You could imagine them if nothing changed, getting together once in a while to “remember when”. At first, the absence of Jesus might have occasioned some sense of loss, or sadness, or even grief. At first, they would talk about how he disappeared – like Bilbo Baggins on his eleventy-first birthday – and wonder where he’d gone, what heaven was like, and whether they’d go there when their time came. They would have little bits of this and that to remind them of places they’d been with him, things he’d said to them, events they had gone through together.

Over time, the hard edge would come off the grief and loss, the memories a bit hazy and warmed by hindsight. They would laugh more, cry less, and say they should get together more often, when in fact, the gatherings would be rarer as time passed. They would talk about their children and grandchildren, and the passing of so much time so swiftly would amaze them every time. It wouldn’t have been a bad life, really.

But something did happen, and they were shaken out of their stupour by the very thing Jesus had told them to expect – the Holy Spirit.  They were awakened to a world hungry for hope and dignity, and human beings ready to claim some nobler purpose than fending off fear and scarcity. The minute the Holy Spirit passed through the room, they were out on the street, telling people a new story, one to replace the dismal story of stuff, status and power that raised some to the top, condemned most to the bottom, and stole from all the human birthright that calls us to work for compassion, for justice, for love.

What might have been a little club of people remembering when became a powerful agency serving God’s mission in and for the world. They would live like Jesus, and many of them would die like Jesus. Neither their living nor their dying would be easy, but at least it would matter, for God’s sake.

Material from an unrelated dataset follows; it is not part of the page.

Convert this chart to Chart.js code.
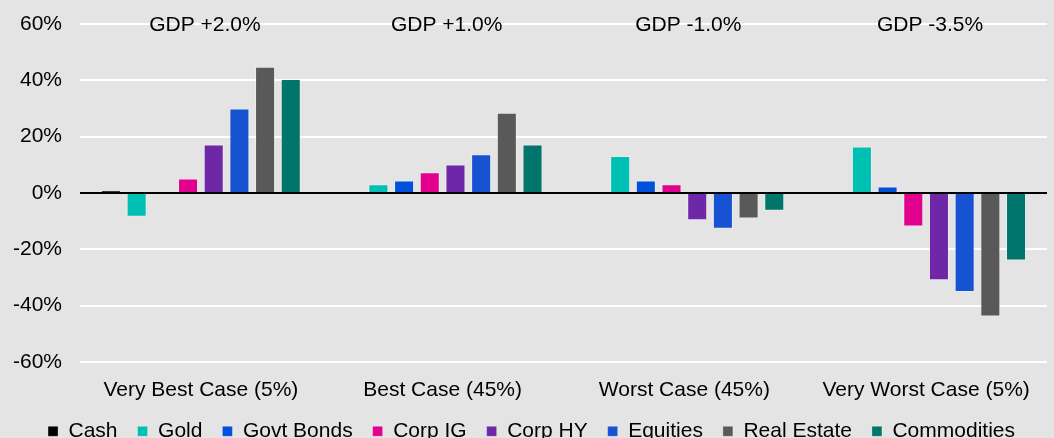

It wasn’t just that they saw and understood the world’s hunger and God’s desire to respond to that hunger. They saw themselves as part of how God could – how God would address that hunger. Something happened to them – the Spirit blew across the reed of their lives, and a new song emerged, buoyant and confident, bold and brassy. The wind and the fire changed them.

In Postcards from Cambodia, Bruce Cockburn sings these lines about the killing fields:
            And this is too big for anger, it’s too big for blame;
            we stumble through history so humanly lame –
            so I bow down my head, say a prayer for us all,
            that we don’t fear the Spirit when it comes to call.

That’s as close as I’ve seen to a perfect lyric for Pentecost. Until the Spirit comes, fear governs – like so many-most-all of us – the lives of those disciples. This Spirit who comes is the “perfect love” (John 4.18) that “casts out fear”. Casts out fear the way a people might rise up and throw out the government.  That’s one way – a good way – to think about our baptism. Renouncing the government of fear by which Love’s adversary confounds Love’s purposes, and embracing a government of Love, of the Spirit, of the One whose coming ought never to make us afraid – for this is God’s wind and fire, come to make us whole and restore us to our rightful work and service.